The DC Republicans’ Trade And Agriculture Policies Have Devastated Nebraska’s Farmers
Nebraska has been a loyal Republican state in presidential elections for decades. With the exception of 1964 and 2008, GOP presidential nominees have carried all of Nebraska’s electoral votes in every election cycle since 1940. In 2016, Trump carried Nebraska over Clinton by a 59% to 34% margin and carried 91 out of 93 counties. Only Douglas and Lancaster counties went for Clinton.
Similarly, Nebraska’s Congressional delegation has been very loyal to Trump. With the exception of Sasse, Nebraska’s Congressional delegation supports Trump anywhere from 93% to 98% of the time. Sasse’s support of Trump on 86% of roll call votes is somewhat misleading because Sasse has loyally toed the Trump line since January 20, 2017. Sasse’s score is a little bit lower because he usually votes against spending bills and to maintain government shutdowns. (Apparently, Trump isn’t radical enough for Nebraska’s junior Senator.)
All of this goes under the heading of no good deed goes unpunished. Trump’s trade and agriculture policies have devastated Nebraska’s farm sector. And all of this has been done with the loyal support of Nebraska’s Congressional Republicans.
Since Trump was inaugurated, Nebraska’s farm economy has sharply declined.

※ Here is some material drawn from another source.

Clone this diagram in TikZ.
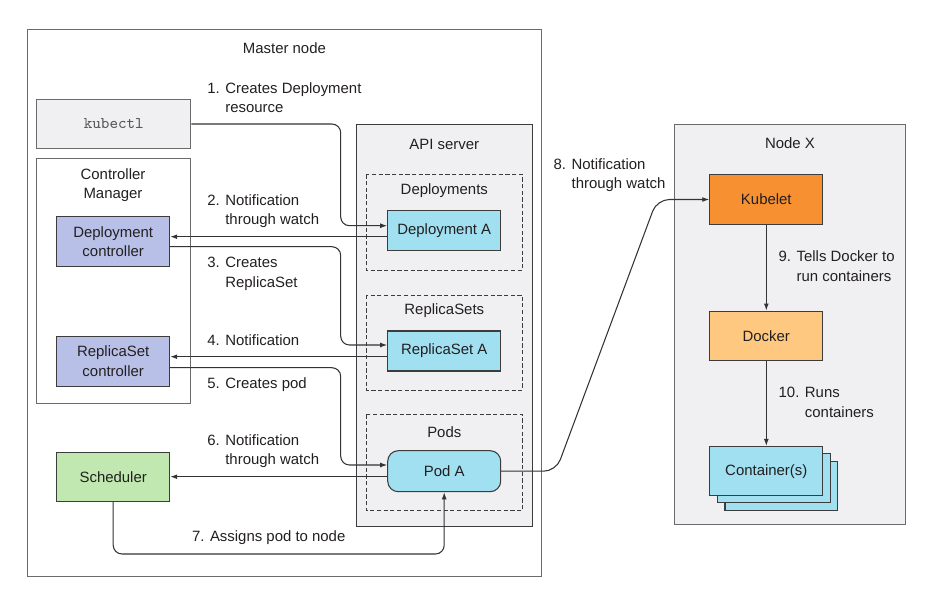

Average farm income is presently at its lowest level since 2002 and farm bankruptcies in Nebraska have tripled. “The farm economy’s in pretty tough shape,” said John Newton, chief economist at the American Farm Bureau Federation. “When you look out on the horizon of things to come, you start to see some cracks.”
This deep agricultural recession is no accident — it is the direct result of Trump’s disastrous policies. Since January 20, 2017, Trump has waged a trade war against China, the EU, Mexico and Canada in the hopes of getting a better deal for the U.S. Thus far, Trump’s efforts have been a miserable failure and he has very little to show for it. Unfortunately, Nebraska’s farmers have been collateral damage in these misguided wars.
The numbers don’t lie — America’s farmers are getting crushed. Currently, Trump’s trade war is costing America’s businesses and consumers $3 billion per month. Already, the trade war has cost America $40 billion in exports in 2018 — with no end in sight. Finally, according to Purdue University, the Administration’s withdrawal from TPP will cost farmers $2 billion per year.
The trade war isn’t the only Trump policy that is hurting Nebraska’s farmers. The regressive Trump budget has proposed a 15% cut in what it calls “overly generous” agricultural subsidies. (The Administration hasn’t expressed any qualms about overly generous subsidies for billionaires and big corporations.) Moreover, the 2017 tax bill has placed a cap on the local and state tax deduction — thus rubbing salt in the wounds of farmers who are already bearing a heavy property tax burden.
While Trump has hurt Nebraska, our spineless and supine Congressional delegation has done nothing to stop him. Bills limiting Trump’s tariff increases could easily pass with overwhelming bi-partisan support over the former TV reality star’s veto but our delegation does nothing other than lodge an occasional feeble protest. A typical response was one from Jeff Fortenberry in which he said: “ The tariffs on China may or may not prove to be a beneficial move for the U.S.”
A source in the agricultural industry told me that the farmers were able to barely hold on in 2018 because prices for their commodities had already been locked in before the big hit from the trade war. However, I was told that all bets are off in 2019 — many farmers won’t make it. “It’s clear that we are at a tipping point for a growing number of producers,” said Marc Knisely, CEO of Fargo-based AgCountry Farm Credit Services. “You can only lose money for so long. We’re at a vulnerable stage.”
All of this creates a big opportunity for Democrats running for office in Nebraska (and other farm based states) in 2020. I expect the voters in Nebraska’s small towns and rural areas to soon have a bad case of buyer’s remorse. This sets up a big opportunity for Nebraska’s Democratic candidates. “If the farm economy continues to get worse in the run-up to 2020, my sense is that this will be devastating to Trump,” said Gregory Wawro, political science professor at Columbia University. “Although it is difficult to defeat a sitting president, it is hard to see how Trump wins a second term if things play out that way.”